L’agitation et les autres symptômes psychologiques et comportementaux (SPC) sont les aspects les plus perturbateurs des maladies neurocognitives comme la maladie d’Alzheimer (MA), tant pour les patients que pour les aidants professionnels et naturels. Actuellement, les avis d’experts, les différentes recommandations et les lignes directrices proposent un consensus sur “Comment gérer les SPC”. En effet, “on sait comment les gérer”, cependant la question de savoir comment mieux intégrer et implémenter les approches non pharmacologiques, comportementales et environnementales dans les soins cliniques standard quel que ce soit le lieu de vie reste sans réponse. L’un des défis actuels et futurs est de changer le paradigme sur la pratique clinique de la gestion des SPC dans les maladies neurocognitives. Aujourd’hui, l’évaluation et la prise en charge des SPC interviennent généralement trop tard dans l’évolution de la maladie, tant sur le plan des symptômes que sur celui de leur gravité, lorsque les approches non pharmacologiques ou pharmacologiques risquent de ne plus être efficaces, ce qui entraîne de nombreuses conséquences néfastes pour les patients, les aidants et les systèmes de santé.
Ce paradigme doit évoluer vers une évaluation et une prise en charge beaucoup plus précoces des SPC : pendant les stades légers de la maladie neurocognitive ainsi que plus tôt en termes de fréquence, de gravité et de retentissement, avant que les SPC ne se développent pleinement. D’un autre côté, chez les personnes souffrant de troubles cognitifs légers (MCI), la prévalence de l’agitation et d’autres SPC est proche de celle des troubles neurocognitifs majeurs [1]. Il est donc nécessaire de modifier le paradigme actuel de l’approche et de la prise en charge des SPC dans les maladies neurocognitives et qu’il s’oriente vers une détection, une anticipation et une prise en charge plus précoces des stades prédémentiels et prodromaux de la MA comme le Mild Behavioral Impairment (MBI) [2].

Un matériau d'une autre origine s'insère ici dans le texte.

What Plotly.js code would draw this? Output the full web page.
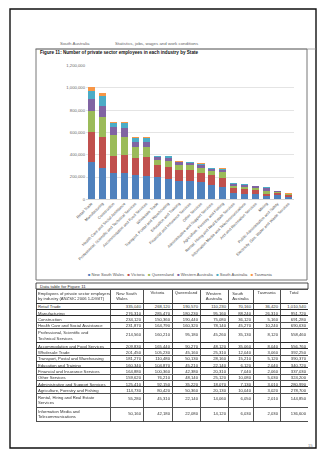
<!DOCTYPE html>
<html>
<head>
<meta charset="utf-8">
<script src="https://cdn.plot.ly/plotly-3.0.1.min.js"></script>
<style>
html,body{margin:0;padding:0;background:#fff;overflow:hidden;}
#wrap{position:relative;width:317px;height:457px;overflow:hidden;}
#chart{position:absolute;left:0;top:0;width:317px;height:457px;}
#tbl{position:absolute;left:36px;top:289px;transform-origin:0 0;}
</style>
</head>
<body>
<div id="wrap"><div id="chart"></div><div id="tbl"></div></div>
<script>
// ---- data ----
var categories = [
  "Retail Trade", "Manufacturing", "Construction", "Health Care and Social Assistance",
  "Professional, Scientific and Technical Services", "Accommodation and Food Services",
  "Wholesale Trade", "Transport, Postal and Warehousing", "Education and Training",
  "Financial and Insurance Services", "Other Services", "Administrative and Support Services",
  "Agriculture, Forestry and Fishing", "Rental, Hiring and Real Estate Services",
  "Information Media and Telecommunications", "Arts and Recreation Services", "Mining",
  "Public Administration and Safety", "Electricity, Gas, Water and Waste Services"
];
var seriesNames = ["New South Wales", "Victoria", "Queensland", "Western Australia", "South Australia", "Tasmania"];
var nsw = [335040, 276310, 234120, 231870, 214560, 209830, 201450, 181270, 160340, 164880, 159620, 125410, 114730, 55280, 50160, 45320, 30410, 35170, 20340];
var vic = [268120, 285470, 150360, 164790, 160210, 165440, 105230, 110480, 104870, 100360, 76210, 92150, 80420, 45310, 42180, 38240, 15120, 20240, 15080];
var qld = [190570, 180230, 190440, 160320, 95180, 90270, 45160, 50130, 45210, 42380, 48140, 35220, 50360, 22140, 22080, 20110, 25330, 10120, 8060];
var wa  = [110230, 95160, 75080, 78140, 45260, 48120, 25310, 28160, 22140, 20310, 25120, 18070, 20130, 14060, 14120, 12080, 28140, 6040, 5020];
var sa  = [70160, 88240, 36120, 45270, 35130, 35060, 12040, 15210, 6120, 7040, 10080, 7130, 10040, 6050, 6030, 5040, 7060, 3020, 3010];
var tas = [36420, 26310, 5160, 10240, 8120, 8040, 3060, 5120, 2040, 2060, 5030, 3010, 3020, 2010, 2030, 1020, 3040, 1010, 1020];
var yTickVals = [0, 200000, 400000, 600000, 800000, 1000000, 1200000];
var tableRowLabels = [
  "Retail Trade", "Manufacturing", "Construction", "Health Care and Social Assistance",
  "Professional, Scientific and<br>Technical Services", "Accommodation and Food Services",
  "Wholesale Trade", "Transport, Postal and Warehousing", "Education and Training",
  "Financial and Insurance Services", "Other Services", "Administrative and Support Services",
  "Agriculture, Forestry and Fishing", "Rental, Hiring and Real Estate<br>Services",
  "Information Media and<br>Telecommunications"
];
var tableHeader = ["Employees of private sector employers<br>by industry (ANZSIC 2006 1-DIGIT)", "New South<br>Wales", "Victoria", "Queensland", "Western<br>Australia", "South<br>Australia", "Tasmania", "Total"];
var tableRows = 15;

// ---- build chart ----
var colors = ["#4F81BD", "#C0504D", "#9BBB59", "#8064A2", "#4BACC6", "#F79646"];
var allSeries = [nsw, vic, qld, wa, sa, tas];
var W = 317, H = 457;
function px(x) { return x / W; }
function py(y) { return 1 - y / H; }
var FONT = "Liberation Sans, Arial, sans-serif";

var traces = allSeries.map(function (vals, i) {
  return {
    type: "bar", x: categories, y: vals, name: seriesNames[i],
    marker: { color: colors[i], line: { width: 0 } },
    showlegend: false, hoverinfo: "skip"
  };
});

var legendText = seriesNames.map(function (n, i) {
  return '<span style="color:' + colors[i] + '">■</span> ' + n;
}).join("&nbsp;&nbsp;&nbsp;");

var layout = {
  width: W, height: H,
  margin: { l: 0, r: 0, t: 0, b: 0 },
  paper_bgcolor: "#fff", plot_bgcolor: "#fff",
  barmode: "stack", bargap: 0.35,
  showlegend: false,
  font: { family: FONT, color: "#555" },
  xaxis: {
    domain: [px(86), px(294)], type: "category",
    tickangle: -45, tickfont: { size: 3.9, color: "#555", family: FONT },
    showgrid: false, showline: true, linecolor: "#bbb", linewidth: 0.6, ticks: "", automargin: false
  },
  yaxis: {
    domain: [py(199.3), py(65.5)], range: [0, 1200000],
    tickvals: yTickVals, tickformat: ",", tickfont: { size: 4.2, color: "#666", family: FONT },
    showgrid: true, gridcolor: "#d9d9d9", gridwidth: 0.7, zeroline: false, showline: false, ticks: "", automargin: false
  },
  shapes: [
    { type: "rect", xref: "paper", yref: "paper", x0: px(10), x1: px(316), y0: py(448), y1: py(9), line: { color: "#111", width: 1.4 } },
    { type: "line", xref: "paper", yref: "paper", x0: px(35), x1: px(316), y0: py(49), y1: py(49), line: { color: "#888", width: 0.7 } },
    { type: "rect", xref: "paper", yref: "paper", x0: px(36), x1: px(307), y0: py(280), y1: py(49), line: { color: "#777", width: 1 } },
    { type: "rect", xref: "paper", yref: "paper", x0: px(36), x1: px(308), y0: py(289), y1: py(283), line: { color: "#222", width: 0.8 } }
  ],
  annotations: [
    { xref: "paper", yref: "paper", x: px(58), y: py(44), xanchor: "left", yanchor: "middle", showarrow: false,
      text: "South Australia", font: { size: 4.4, color: "#666", family: FONT } },
    { xref: "paper", yref: "paper", x: px(113), y: py(44), xanchor: "left", yanchor: "middle", showarrow: false,
      text: "Statistics, jobs, wages and work conditions", font: { size: 4.4, color: "#666", family: FONT } },
    { xref: "paper", yref: "paper", x: px(38), y: py(52.5), xanchor: "left", yanchor: "middle", showarrow: false,
      text: "<b>Figure 11: Number of private sector employees in each industry by State</b>", font: { size: 4.6, color: "#111", family: FONT } },
    { xref: "paper", yref: "paper", x: px(180), y: py(274), xanchor: "center", yanchor: "middle", showarrow: false,
      text: legendText, font: { size: 4.1, color: "#555", family: FONT } },
    { xref: "paper", yref: "paper", x: px(38), y: py(286), xanchor: "left", yanchor: "middle", showarrow: false,
      text: "Data table for Figure 11", font: { size: 4.4, color: "#333", family: FONT } },
    { xref: "paper", yref: "paper", x: px(310), y: py(445), xanchor: "center", yanchor: "middle", showarrow: false,
      text: "15", font: { size: 4.2, color: "#888", family: FONT } }
  ]
};

Plotly.newPlot("chart", traces, layout, { staticPlot: true, displayModeBar: false });

// ---- build table (rendered at S x, then scaled down) ----
var S = 4;
var TW = 272, TH = 134;
function nb(s) { return s.replace(/ /g, "\u00A0"); }
var labelRows = tableRowLabels.slice(0, tableRows);
function fmtRow(v, k) {
  var s = v.toLocaleString("en-US");
  return labelRows[k].indexOf("<br>") >= 0 ? "<br>" + s : s;
}
var totals = categories.map(function (c, k) {
  return allSeries.reduce(function (s, arr) { return s + arr[k]; }, 0);
});
var cellCols = [labelRows.map(nb)];
allSeries.forEach(function (arr) { cellCols.push(arr.slice(0, tableRows).map(fmtRow)); });
cellCols.push(totals.slice(0, tableRows).map(fmtRow));

var tableTrace = {
  type: "table",
  domain: { x: [0, 1], y: [0, 1] },
  columnwidth: [74, 33, 29, 28, 28, 25, 27, 28],
  header: {
    values: tableHeader.map(nb), height: 50,
    align: ["left", "center", "center", "center", "center", "center", "center", "center"],
    line: { color: "#222", width: 0.8 * S }, fill: { color: "#fff" },
    font: { family: FONT, size: 4.2 * S, color: "#333" }
  },
  cells: {
    values: cellCols, height: 6.3 * S,
    align: ["left", "right", "right", "right", "right", "right", "right", "right"],
    line: { color: "#222", width: 0.8 * S }, fill: { color: "#fff" },
    font: { family: FONT, size: 4.2 * S, color: "#333" }
  }
};
var tdiv = document.getElementById("tbl");
tdiv.style.width = (TW * S) + "px";
tdiv.style.height = (TH * S) + "px";
Plotly.newPlot("tbl", [tableTrace], {
  width: TW * S, height: TH * S, margin: { l: 0, r: 0, t: 0, b: 0 },
  paper_bgcolor: "rgba(0,0,0,0)", font: { family: FONT }
}, { staticPlot: true, displayModeBar: false }).then(function () {
  tdiv.style.transform = "scale(" + (1 / S) + ")";
});
</script>
</body>
</html>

Un autre défi dans le traitement des SPC est de développer une prise en soins continue de ces symptômes, au plus proche des patients et de leurs aidants dans les EHPAD et à domicile, avec une collaboration plus étroite et décloisonnée entre les médecins généralistes, les travailleurs sociaux, les infirmières et les professionnels en EHPAD ou à domicile, ainsi que les centres d’experts spécialisés (les consultations mémoire) en libéral ou à l’hôpital. Cette coordination pourrait s’appuyer sur les nouvelles technologies et l’existence de véritables filières cognitivocomportementales pour améliorer la communication ainsi que la collaboration entre les soins primaires, les EHPAD, les professionnels du domicile, les aidants naturels et les spécialistes, et ainsi promouvoir la surveillance, l’anticipation et la gestion des SPC afin de prévenir les ruptures de parcours de soins par des hospitalisations non programmées et évitables.
Enfin, un financement accru et de nouveaux modèles de paiement sont nécessaires pour favoriser la formation des professionnels de santé des soins primaires et des EHPAD et même des aidants familiaux à l’évaluation et la prise en charge des SPC. En outre, les professionnels de soins primaires et les équipes en EHPAD devraient être remboursés pour le temps consacré à des approches telles que le DICE (Describe, Investigate, Create, Evaluate) et avoir un meilleur accès aux services spécialisés de recours [3, 4]. Les recherches futures devront porter sur l’évaluation de l’efficacité et des coûts des approches intégrées telles que le DICE dans la gestion des SPC à domicile, comme l’étude interventionnelle PERSON-AL (financement DGOS PREPS, NCT04820127), actuellement en cours de recrutement dans 17 centres mémoire en France.
Depuis 10 ans, la recherche thérapeutique dans le domaine des SPC des maladies neurocognitives a connu un véritable essor. Et ces 4 dernières années, des résultats positifs et encourageants d’essais thérapeutiques randomisés et contrôlés de phase III pour le traitement de la psychose, de l’agitation, de l’insomnie et de l’apathie dans la MA ont été publiés et plusieurs molécules sont en cours de développement [5]. Grâce aux récentes avancées dans la conception et le schéma des essais cliniques, à l’élaboration de nouvelles molécules, ainsi qu’aux progrès de la neuro-imagerie et des biomarqueurs, nous espérons que de meilleures cibles thérapeutiques pourront être identifiées pour le traitement des SPC. Il existe un besoin urgent de traitements pharmacologiques plus efficaces, plus sûrs et approuvés, avec des bénéfices à plus long terme. Aujourd’hui, des molécules prometteuses dans le “pipeline”, ou en cours de développement ouvrent un futur très optimiste pour le traitement de ces symptômes.